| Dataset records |
[Start]
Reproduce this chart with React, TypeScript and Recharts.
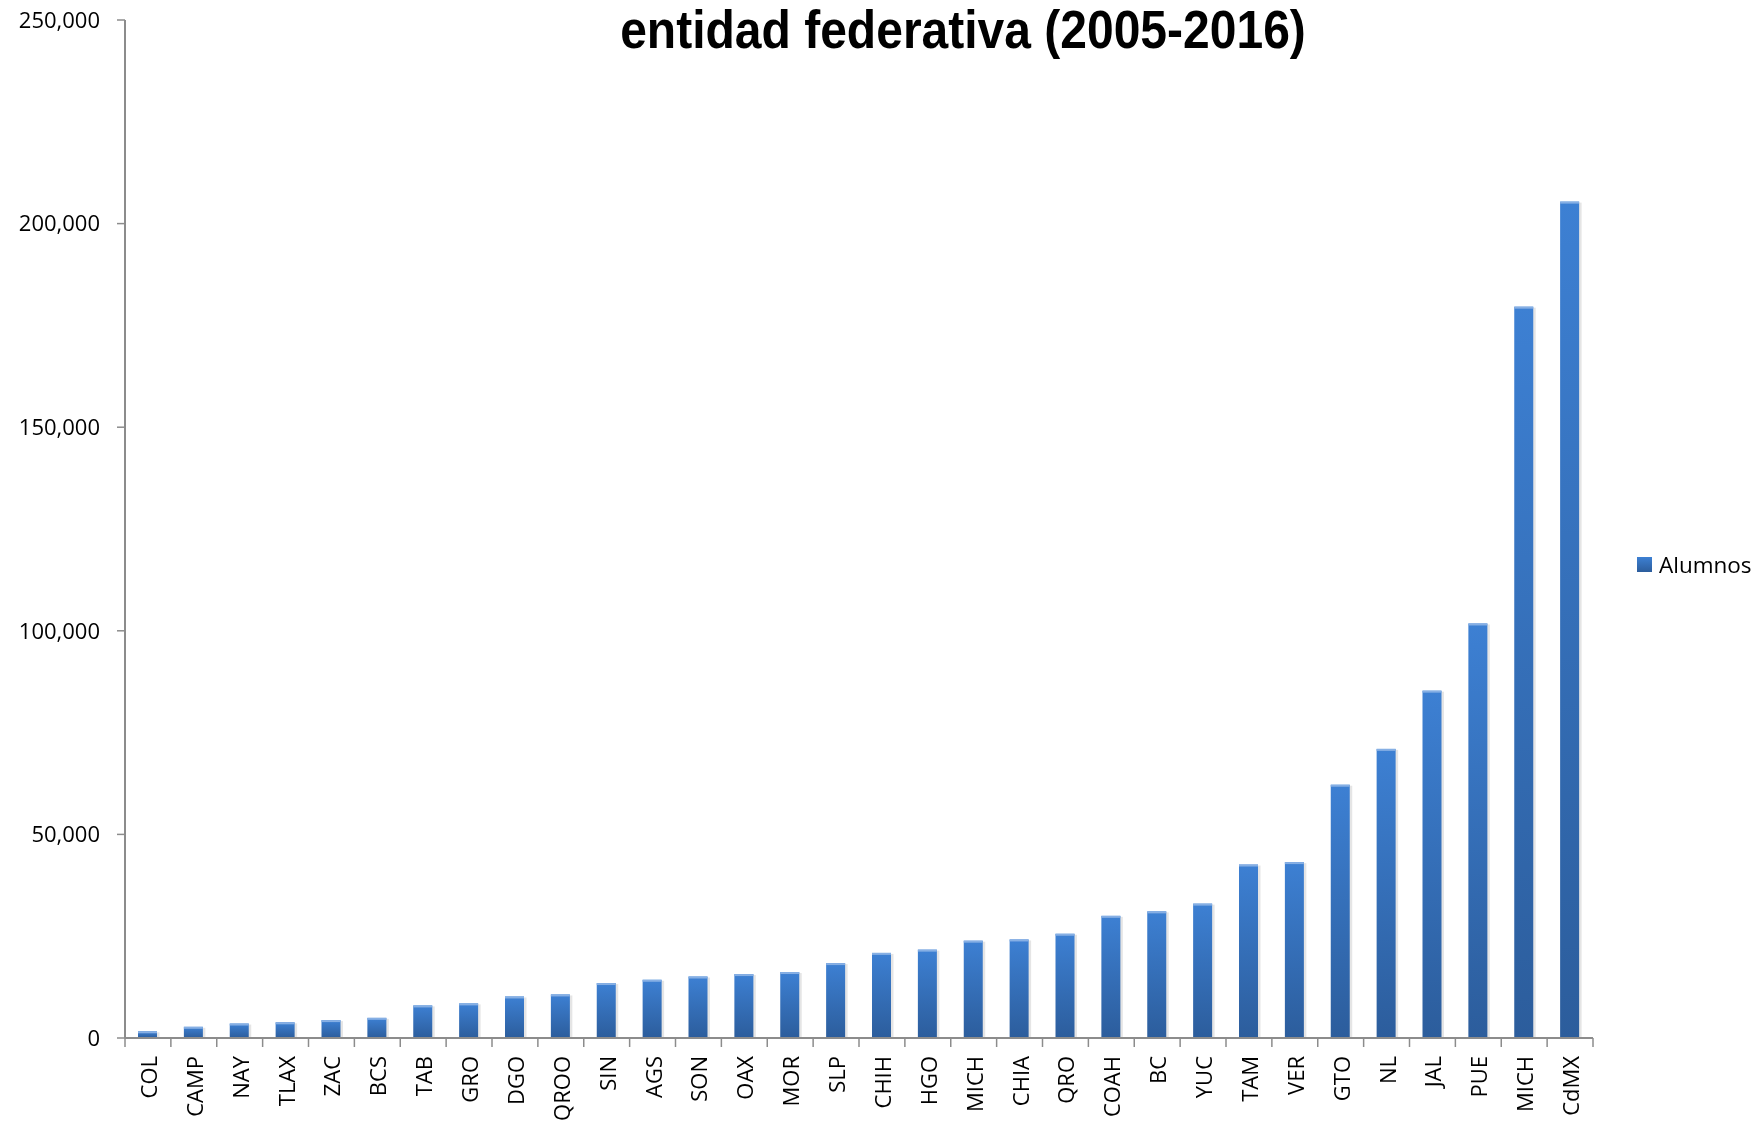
import { BarChart, Bar, XAxis, YAxis } from "recharts";

const categories = [
  "COL", "CAMP", "NAY", "TLAX", "ZAC", "BCS", "TAB", "GRO", "DGO", "QROO",
  "SIN", "AGS", "SON", "OAX", "MOR", "SLP", "CHIH", "HGO", "MICH", "CHIA",
  "QRO", "COAH", "BC", "YUC", "TAM", "VER", "GTO", "NL", "JAL", "PUE",
  "MICH", "CdMX",
];

const alumnos = [
  1650, 2750, 3550, 3850, 4400, 4950, 8000, 8500, 10200, 10700,
  13500, 14300, 15100, 15700, 16200, 18400, 20900, 21700, 23900, 24200,
  25600, 30000, 31100, 33000, 42600, 43200, 62200, 71000, 85300, 101800,
  179600, 205400,
];

const yTicks = [0, 50000, 100000, 150000, 200000, 250000];

const data = categories.map((estado, i) => ({ estado, alumnos: alumnos[i] }));

const W = 1756;
const H = 1123;
const PLOT_LEFT = 125;
const PLOT_RIGHT = 1593;
const BAND = (PLOT_RIGHT - PLOT_LEFT) / categories.length;
const FONT = '"Open Sans", "Noto Sans", sans-serif';
const AXIS_GRAY = "#8c8c8c";

const fmt = (v: number) => v.toLocaleString("en-US");

const BarShape = (props: any) => {
  const { x, y, width, height } = props;
  if (!height || height <= 0) return null;
  return (
    <g>
      <rect x={x + 1.5} y={y + 1} width={width + 1} height={height - 1} fill="rgba(0,0,0,0.10)" />
      <rect x={x} y={y} width={width} height={height} fill="url(#barGrad)" />
      <rect x={x} y={y} width={width} height={Math.min(2, height)} fill="#86afe4" />
    </g>
  );
};

const XTick = (props: any) => {
  const { x, y, payload, index } = props;
  const left = x - BAND / 2;
  const right = x + BAND / 2;
  return (
    <g>
      <line x1={left} y1={y} x2={left} y2={y + 9} stroke={AXIS_GRAY} strokeWidth={1.5} />
      {index === categories.length - 1 && (
        <line x1={right} y1={y} x2={right} y2={y + 9} stroke={AXIS_GRAY} strokeWidth={1.5} />
      )}
      <text
        x={x}
        y={y + 18}
        transform={`rotate(-90, ${x}, ${y + 18})`}
        textAnchor="end"
        dominantBaseline="central"
        fontFamily={FONT}
        fontSize={22}
        fill="#000"
      >
        {payload.value}
      </text>
    </g>
  );
};

export default function App() {
  return (
    <div style={{ position: "fixed", left: 0, top: 0, width: W, height: H, background: "#fff" }}>
      <div
        style={{
          position: "absolute",
          left: 0,
          width: 1926,
          top: 2,
          textAlign: "center",
          fontFamily: '"Liberation Sans", Arial, sans-serif',
          fontWeight: "bold",
          fontSize: 48,
          lineHeight: "60px",
          color: "#000",
          transform: "scaleY(1.1)",
          transformOrigin: "center 46px",
        }}
      >
        entidad federativa (2005-2016)
      </div>
      <BarChart
        width={W}
        height={H}
        data={data}
        margin={{ top: 20, right: W - PLOT_RIGHT, bottom: 0, left: 0 }}
      >
        <defs>
          <linearGradient id="barGrad" x1="0" y1="0" x2="0" y2="1">
            <stop offset="0%" stopColor="#3d80d3" />
            <stop offset="100%" stopColor="#2c5d9c" />
          </linearGradient>
        </defs>
        <XAxis
          dataKey="estado"
          interval={0}
          height={85}
          tickSize={0}
          tickMargin={0}
          tickLine={false}
          axisLine={{ stroke: AXIS_GRAY, strokeWidth: 2 }}
          tick={<XTick />}
        />
        <YAxis
          width={PLOT_LEFT}
          domain={[0, 250000]}
          ticks={yTicks}
          tickFormatter={fmt}
          tickSize={8}
          tickMargin={17}
          axisLine={{ stroke: AXIS_GRAY, strokeWidth: 2 }}
          tickLine={{ stroke: AXIS_GRAY, strokeWidth: 1.5 }}
          tick={{ fontFamily: FONT, fontSize: 22, fill: "#000" }}
        />
        <Bar dataKey="alumnos" barSize={19} shape={<BarShape />} isAnimationActive={false} />
      </BarChart>
      <div
        style={{
          position: "absolute",
          left: 1637,
          top: 549,
          display: "flex",
          alignItems: "center",
          fontFamily: FONT,
          fontSize: 22.5,
          color: "#000",
        }}
      >
        <span
          style={{
            display: "inline-block",
            width: 15,
            height: 15,
            background: "linear-gradient(#3d80d3, #2c5d9c)",
            marginRight: 7,
          }}
        />
        Alumnos
      </div>
    </div>
  );
}
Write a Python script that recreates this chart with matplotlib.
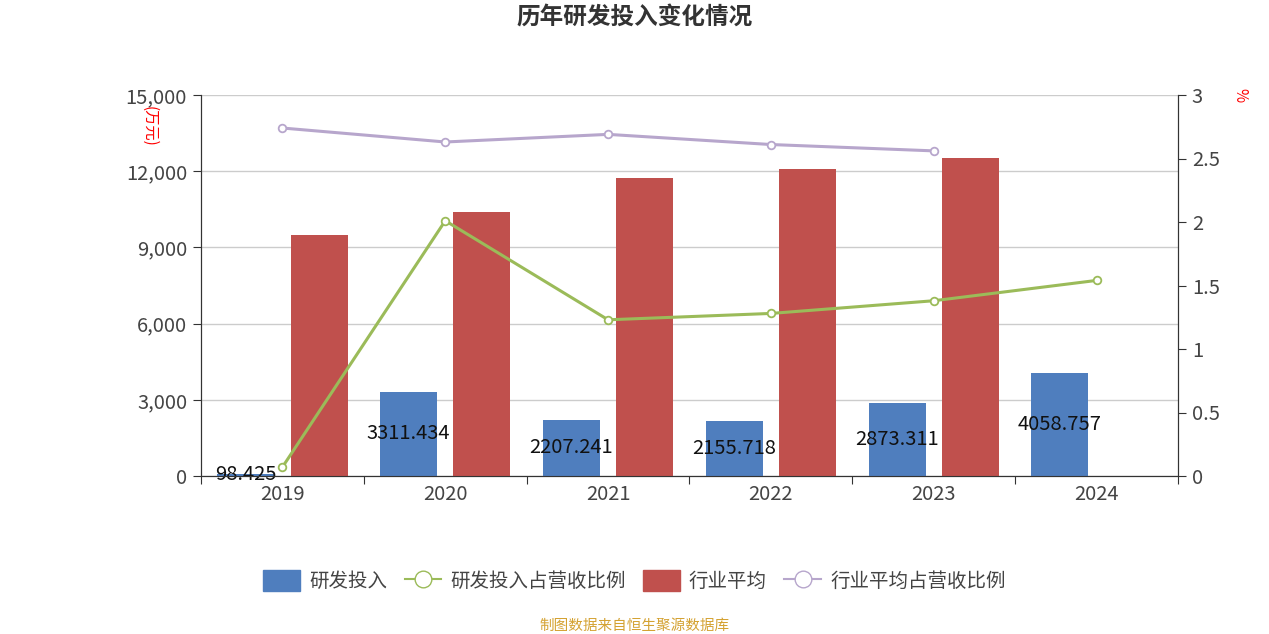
import numpy as np
import matplotlib.pyplot as plt
from matplotlib.lines import Line2D
from matplotlib.patches import FancyBboxPatch

plt.rcParams['font.family'] = ['Noto Sans CJK SC', 'DejaVu Sans']

# data
years = ['2019', '2020', '2021', '2022', '2023', '2024']
rd_spend = [98.425, 3311.434, 2207.241, 2155.718, 2873.311, 4058.757]       # 万元
rd_labels = ['98.425', '3311.434', '2207.241', '2155.718', '2873.311', '4058.757']
rd_ratio = [0.07, 2.01, 1.23, 1.28, 1.38, 1.54]                             # %
industry_avg = [9490, 10400, 11730, 12090, 12520]                          # 万元, 2019-2023
industry_ratio = [2.74, 2.63, 2.69, 2.61, 2.56]                             # %

blue = '#4f7ebe'
red = '#c0504d'
green = '#9bbb59'
purple = '#b7a6cc'
axis_col = '#333333'
tick_col = '#444444'

fig = plt.figure(figsize=(12.69, 6.34), dpi=100)
ax = fig.add_axes([201 / 1269, 1 - 476 / 634, 977 / 1269, 381 / 634])
ax2 = ax.twinx()

x = np.arange(len(years))
w = 0.35
off = 0.225

ax.bar(x - off, rd_spend, width=w, color=blue, zorder=3)
ax.bar(x[:len(industry_avg)] + off, industry_avg, width=w, color=red, zorder=3)
for xi, v, lab in zip(x, rd_spend, rd_labels):
    ax.text(xi - off, v / 2, lab, ha='center', va='center',
            fontsize=14.5, color='#111111', zorder=5)

ax2.plot(x, rd_ratio, color=green, lw=2.2, marker='o', ms=5.5,
         mfc='white', mec=green, mew=1.3, zorder=4)
ax2.plot(x[:len(industry_ratio)], industry_ratio, color=purple, lw=2.2, marker='o', ms=5.5,
         mfc='white', mec=purple, mew=1.3, zorder=4)

ax.set_xlim(-0.5, len(years) - 0.5)
ax.set_ylim(0, 15000)
ax2.set_ylim(0, 3)
ax.set_yticks(np.arange(0, 15001, 3000))
ax.set_yticklabels([f'{v:,}' for v in range(0, 15001, 3000)])
ax2.set_yticks([0, 0.5, 1, 1.5, 2, 2.5, 3])
ax2.set_yticklabels(['0', '0.5', '1', '1.5', '2', '2.5', '3'])

ax.set_xticks(np.arange(-0.5, len(years), 1))
ax.set_xticklabels([])
ax.set_xticks(x, minor=True)
ax.set_xticklabels(years, minor=True)
ax.tick_params(axis='x', which='minor', length=0, labelsize=14.5, labelcolor=tick_col, pad=6)
ax.tick_params(axis='x', which='major', length=6, color=axis_col)
ax.tick_params(axis='y', length=6, labelsize=14.5, labelcolor=tick_col, color=axis_col, pad=4)
ax2.tick_params(axis='y', length=6, labelsize=14.5, labelcolor=tick_col, color=axis_col, pad=4)

ax.grid(axis='y', color='#cccccc', lw=1, zorder=0)
for a in (ax, ax2):
    a.spines['top'].set_visible(False)
    for s in ('left', 'right', 'bottom'):
        a.spines[s].set_color(axis_col)

ax.text(-0.053, 0.97, '(万元)', transform=ax.transAxes, rotation=-90,
        color='red', fontsize=11, ha='center', va='top')
ax2.text(1.063, 1.0, '%', transform=ax2.transAxes, rotation=-90,
         color='red', fontsize=11, ha='center', va='center')

fig.text(0.5, 1 - 18 / 634, '历年研发投入变化情况', ha='center', va='center',
         fontsize=17, fontweight='bold', color='#333333')

handles = [
    FancyBboxPatch((0, 0), 1, 1, boxstyle='round,pad=0.1', color=blue),
    Line2D([], [], color=green, lw=1.5, marker='o', ms=12, mfc='white', mec=green),
    FancyBboxPatch((0, 0), 1, 1, boxstyle='round,pad=0.1', color=red),
    Line2D([], [], color=purple, lw=1.5, marker='o', ms=12, mfc='white', mec=purple),
]
labels = ['研发投入', '研发投入占营收比例', '行业平均', '行业平均占营收比例']
fig.legend(handles, labels, loc='center', bbox_to_anchor=(0.5, 1 - 581 / 634), ncol=4,
           frameon=False, fontsize=14, handlelength=1.9, handleheight=1.3,
           columnspacing=0.9, handletextpad=0.45, labelcolor=tick_col)

fig.text(0.5, 1 - 626 / 634, '制图数据来自恒生聚源数据库', ha='center', va='center',
         fontsize=10.5, color='#d4a232')

fig.savefig('out.png', dpi=100)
[End]
| What this task involves |
Search the data for "with". Copy every line that has it.

| Solution for this problem |
Reproduce this chart with React, TypeScript and Recharts.
Write a Python script that recreates this chart with matplotlib.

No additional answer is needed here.